A Pilot Analysis of Factors Affecting Satisfaction of Using Interactive Digital Whiteboard Among University Postgraduate Students
DOI:
https://doi.org/10.11113/oiji2025.13n1.333Keywords:
Interactive Digital Whiteboard, Satisfaction of Use, Higher Education, Pilot StudyAbstract
The COVID-19 lockdown has sparked educational approach all around the world and transformed the traditional learning to online engaging learning. Even so, this transformation has demonstrated the need to implement interactive e-learning technologies on many occasions, and this allows lecturers to help students flexibly develop their soft and technical skills required by the course they are attending. As a result, more online learning, like ODL and using a blended learning method, emerged.
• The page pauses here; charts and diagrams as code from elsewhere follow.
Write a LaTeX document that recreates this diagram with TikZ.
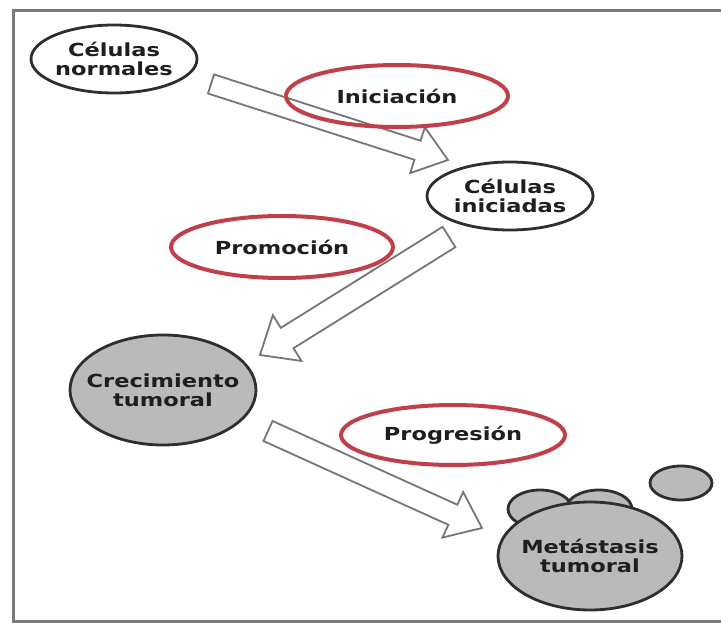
\documentclass[tikz,border=0pt]{standalone}
\usepackage{fontspec}
\newfontfamily\lblfont{DejaVu Sans}[FakeStretch=1.25]
\usetikzlibrary{shapes.geometric}
\definecolor{framegray}{HTML}{7A7A7A}
\definecolor{arrowgray}{HTML}{767676}
\definecolor{ringred}{HTML}{C0404A}
\definecolor{ringblack}{HTML}{2E2E2E}
\definecolor{tumorgray}{HTML}{BABABA}
\definecolor{txtcol}{HTML}{1E1E1E}
\newcommand{\blockarrow}[5]{%
  \begin{scope}
    \path (#1); \pgfgetlastxy{\bax}{\bay}
    \path (#2); \pgfgetlastxy{\bbx}{\bby}
    \pgfmathsetmacro{\bang}{atan2(\bby-\bay,\bbx-\bax)}
    \pgfmathsetmacro{\blen}{veclen(\bbx-\bax,\bby-\bay)}
    \draw[barrow, shift={(\bax,\bay)}, rotate=\bang]
      (0pt,-#3) -- ({\blen pt-#5},-#3) -- ({\blen pt-#5},-#4) -- (\blen pt,0pt)
      -- ({\blen pt-#5},#4) -- ({\blen pt-#5},#3) -- (0pt,#3) -- cycle;
  \end{scope}}
\begin{document}
\begin{tikzpicture}[x=1pt,y=-1pt,
  blackring/.style={ellipse, inner sep=0pt, draw=ringblack, line width=2.8pt, fill=white},
  redring/.style={ellipse, inner sep=0pt, draw=ringred, line width=4pt},
  tumor/.style={ellipse, inner sep=0pt, draw=ringblack, line width=2.8pt, fill=tumorgray},
  txt/.style={font=\lblfont\bfseries\fontsize{18pt}{19pt}\selectfont, text=txtcol, align=center, inner sep=0pt},
  barrow/.style={draw=arrowgray, line width=1.8pt, fill=white, line join=miter},
  framestyle/.style={draw=framegray, line width=3pt}]
\useasboundingbox (0,0) rectangle (721,623);
\draw[framestyle] (721,11) -- (13,11) -- (13,621) -- (721,621);

% arrows
\coordinate (a1s) at (211,84);  \coordinate (a1e) at (448,160);
\coordinate (a2s) at (449,237); \coordinate (a2e) at (260,355);
\coordinate (a3s) at (268,431); \coordinate (a3e) at (482,528);
\blockarrow{a1s}{a1e}{10pt}{24pt}{32pt}
\blockarrow{a2s}{a2e}{12pt}{27pt}{32pt}
\blockarrow{a3s}{a3e}{11pt}{25pt}{32pt}

% white cells
\node[blackring, minimum width=166pt, minimum height=68pt,
      label={[txt]center:{Células\\normales}}] (normal) at (114,59) {};
\node[blackring, minimum width=166pt, minimum height=68pt,
      label={[txt]center:{Células\\iniciadas}}] (inic) at (510,196) {};

% stage labels
\node[redring, minimum width=222pt, minimum height=62pt,
      label={[txt]center:{Iniciación}}] (ini) at (397,96) {};
\node[redring, minimum width=222pt, minimum height=62pt,
      label={[txt]center:{Promoción}}] (prom) at (282,247) {};
\node[redring, minimum width=224pt, minimum height=60pt,
      label={[txt]center:{Progresión}}] (prog) at (453,435) {};

% tumours
\node[tumor, minimum width=186pt, minimum height=110pt,
      label={[txt]center:{Crecimiento\\tumoral}}] (crec) at (163,390) {};
\node[tumor, minimum width=64pt, minimum height=38pt] (m1) at (540,509) {};
\node[tumor, minimum width=66pt, minimum height=38pt] (m2) at (599,509) {};
\node[tumor, minimum width=62pt, minimum height=34pt] (m3) at (681,483) {};
\node[tumor, minimum width=184pt, minimum height=108pt,
      label={[txt]center:{Metástasis\\tumoral}}] (meta) at (590,556) {};
\end{tikzpicture}
\end{document}
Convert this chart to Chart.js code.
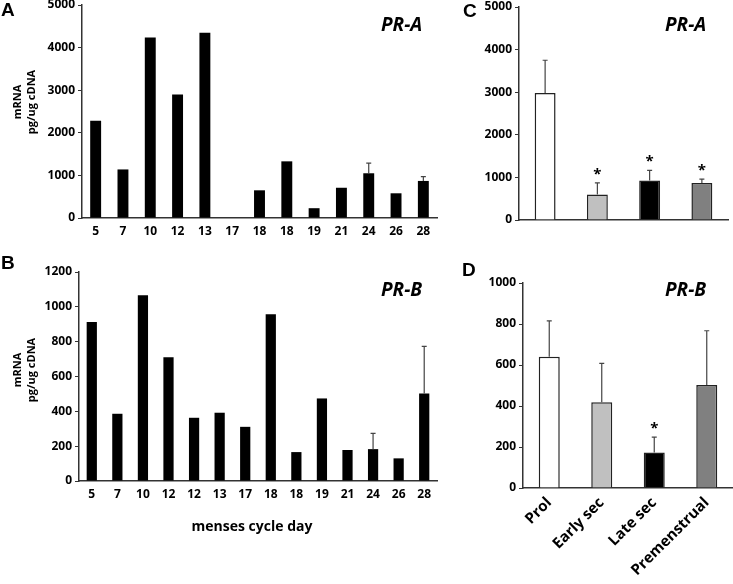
<!DOCTYPE html>
<html>
<head>
<meta charset="utf-8">
<script src="https://cdn.jsdelivr.net/npm/chart.js@4/dist/chart.umd.min.js"></script>
<style>
  html, body { margin: 0; padding: 0; background: #fff; }
  body { width: 733px; height: 584px; position: relative; overflow: hidden; font-family: "Open Sans", sans-serif; }
  canvas { position: absolute; }
  .t { position: absolute; white-space: nowrap; color: #000; }
  .letter { font-family: "Liberation Sans", Arial, sans-serif; font-weight: bold; font-size: 19px; line-height: 19px; }
  .pr { font-family: "Open Sans", sans-serif; font-weight: 700; font-style: italic; font-size: 19px; line-height: 20px; }
  .ytitle { font-family: "Open Sans", sans-serif; font-weight: 700; font-size: 11px; line-height: 14px; text-align: center; transform: translate(-50%, -50%) rotate(-90deg); }
  .xtitle { font-family: "Open Sans", sans-serif; font-weight: 700; font-size: 14px; line-height: 16px; transform: translate(-50%, -50%); }
</style>
</head>
<body>
<canvas id="cA" width="440" height="245" style="left:0;top:0"></canvas>
<canvas id="cB" width="440" height="268" style="left:0;top:240px"></canvas>
<canvas id="cC" width="293" height="245" style="left:440px;top:0"></canvas>
<canvas id="cD" width="293" height="344" style="left:440px;top:240px"></canvas>

<div class="t letter" style="left:1px;top:0px">A</div>
<div class="t letter" style="left:1px;top:253px">B</div>
<div class="t letter" style="left:463px;top:1px">C</div>
<div class="t letter" style="left:462px;top:260px">D</div>

<div class="t pr" style="left:381px;top:14px">PR-A</div>
<div class="t pr" style="left:381px;top:279px">PR-B</div>
<div class="t pr" style="left:665px;top:14px">PR-A</div>
<div class="t pr" style="left:665px;top:279px">PR-B</div>

<div class="t ytitle" style="left:24px;top:102px">mRNA<br>pg/ug cDNA</div>
<div class="t ytitle" style="left:24px;top:370px">mRNA<br>pg/ug cDNA</div>
<div class="t xtitle" style="left:252px;top:526px">menses cycle day</div>

<script>
// ---- data ----
const daysA = ['5','7','10','12','13','17','18','18','19','21','24','26','28'];
const prA_byDay = [2280, 1140, 4240, 2900, 4350, 0, 650, 1330, 230, 710, 1050, 580, 870];
const prA_byDayErr = [null, null, null, null, null, null, null, null, null, null, 240, null, 100];

const daysB = ['5','7','10','12','12','13','17','18','18','19','21','24','26','28'];
const prB_byDay = [913, 386, 1066, 711, 363, 392, 311, 957, 166, 474, 178, 183, 130, 503];
const prB_byDayErr = [null, null, null, null, null, null, null, null, null, null, null, 90, null, 270];

const phases = ['Prol', 'Early sec', 'Late sec', 'Premenstrual'];
const prA_phase = [2980, 600, 930, 870];
const prA_phaseErr = [770, 270, 235, 90];
const prA_phaseSig = ['', '*', '*', '*'];
const prB_phase = [640, 418, 173, 502];
const prB_phaseErr = [175, 190, 75, 265];
const prB_phaseSig = ['', '', '*', ''];
const phaseColors = ['#ffffff', '#c0c0c0', '#000000', '#808080'];

const FONT = '"Open Sans", sans-serif';

// ---- plugin: error bars + significance stars ----
const errStars = {
  id: 'errStars',
  afterDatasetsDraw(chart, args, opts) {
    const err = opts.err || [];
    const stars = opts.stars || [];
    const ds = chart.data.datasets[0].data;
    const meta = chart.getDatasetMeta(0);
    const ys = chart.scales.y;
    const ctx = chart.ctx;
    ctx.save();
    meta.data.forEach((bar, i) => {
      const e = err[i];
      let top = bar.y;
      if (e) {
        const yT = ys.getPixelForValue(ds[i] + e);
        ctx.strokeStyle = '#444';
        ctx.lineWidth = 1.2;
        ctx.beginPath();
        ctx.moveTo(bar.x, bar.y);
        ctx.lineTo(bar.x, yT);
        ctx.moveTo(bar.x - 2.5, yT);
        ctx.lineTo(bar.x + 2.5, yT);
        ctx.stroke();
        top = yT;
      }
      if (stars[i]) {
        ctx.fillStyle = '#000';
        ctx.font = '700 15px ' + FONT;
        ctx.textAlign = 'center';
        ctx.textBaseline = 'alphabetic';
        ctx.fillText(stars[i], bar.x, top - 4);
      }
    });
    ctx.restore();
  }
};

function makeChart(id, labels, values, colors, bordered, cfg) {
  return new Chart(document.getElementById(id), {
    type: 'bar',
    data: {
      labels: labels,
      datasets: [{
        data: values,
        backgroundColor: colors,
        borderColor: '#222',
        borderWidth: bordered ? 1.5 : 0,
        borderSkipped: 'start',
        barPercentage: 0.4,
        categoryPercentage: 1.0
      }]
    },
    options: {
      responsive: false,
      animation: false,
      events: [],
      layout: { padding: cfg.padding },
      plugins: {
        legend: { display: false },
        tooltip: { enabled: false },
        errStars: { err: cfg.err, stars: cfg.stars }
      },
      scales: {
        x: {
          offset: true,
          grid: { display: false, drawTicks: false },
          border: { display: true, color: '#333', width: 1.5 },
          ticks: {
            display: cfg.xticks,
            color: '#000',
            font: { family: FONT, weight: '700', size: cfg.xfont || 12 },
            padding: cfg.xpad || 6,
            autoSkip: false,
            minRotation: cfg.rot || 0,
            maxRotation: cfg.rot || 0
          },
          afterFit(s) { s.height = cfg.xh; s.paddingLeft = 0; s.paddingRight = 0; }
        },
        y: {
          min: 0,
          max: cfg.max,
          grid: { display: true, drawOnChartArea: false, drawTicks: true, tickLength: 4, color: '#333', lineWidth: 1 },
          border: { display: true, color: '#333', width: 1.5 },
          ticks: {
            stepSize: cfg.step,
            color: '#000',
            padding: 3,
            font: { family: FONT, weight: '700', size: 12 },
            callback: (v) => String(v)
          },
          afterFit(s) { s.width = cfg.yw; s.paddingTop = 0; s.paddingBottom = 0; }
        }
      }
    },
    plugins: [errStars]
  });
}

const black = (n) => Array(n).fill('#000000');

makeChart('cA', daysA, prA_byDay, black(daysA.length), false, {
  padding: { top: 5, right: 3, left: 0, bottom: 0 },
  err: prA_byDayErr, stars: [], xticks: true, xh: 27, yw: 82, max: 5000, step: 1000
});
makeChart('cB', daysB, prB_byDay, black(daysB.length), false, {
  padding: { top: 32, right: 3, left: 0, bottom: 0 },
  err: prB_byDayErr, stars: [], xticks: true, xh: 27, yw: 79, max: 1200, step: 200
});
makeChart('cC', phases, prA_phase, phaseColors, true, {
  padding: { top: 7, right: 5, left: 0, bottom: 0 },
  err: prA_phaseErr, stars: prA_phaseSig, xticks: false, xh: 25, yw: 79, max: 5000, step: 1000
});
makeChart('cD', phases, prB_phase, phaseColors, true, {
  padding: { top: 43, right: 0, left: 0, bottom: 0 },
  err: prB_phaseErr, stars: prB_phaseSig, xticks: true, xh: 96, yw: 83, max: 1000, step: 200,
  rot: 45, xfont: 15, xpad: 6
});
</script>
</body>
</html>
Therefore, it is important to understand students' satisfaction of using the interactive online technology into their learning be it as either a means for learning the online lectures or group task meeting assistant. This study piloted a survey on fifty Universiti Teknologi Malaysia, Kuala Lumpur (UTMKL) postgraduate students who attended online courses. This study aims to explore the clarity, reliability and validity of the questionnaire before a full-scale study takes place. An evaluation of the instrument's reliability was conducted using Cronbach's Alpha, alongside an evaluation of indicator reliability through outer loadings. The study revealed that all factors namely perceived usefulness, perceived ease of use, perceived ease of learning, perceived interaction, perceived motivation and perceived satisfaction are reliable to be postulated as the hypotheses in developing a model to explore how perceived usability factors influence postgraduate student satisfaction with the use of the digital whiteboard at UTMKL. The results of this pilot research offer important information about possible factors from usability perspectives to measure satisfaction of using interactive learning tools in teaching and learning. To create a thorough model of satisfaction factors, future studies will increase the sample size and apply inferential statistical methods. Promoting interactive learning at UTMKL and other comparable environments can be explored further by this study, which also may add the expanding corpus of research on the use of technology in education.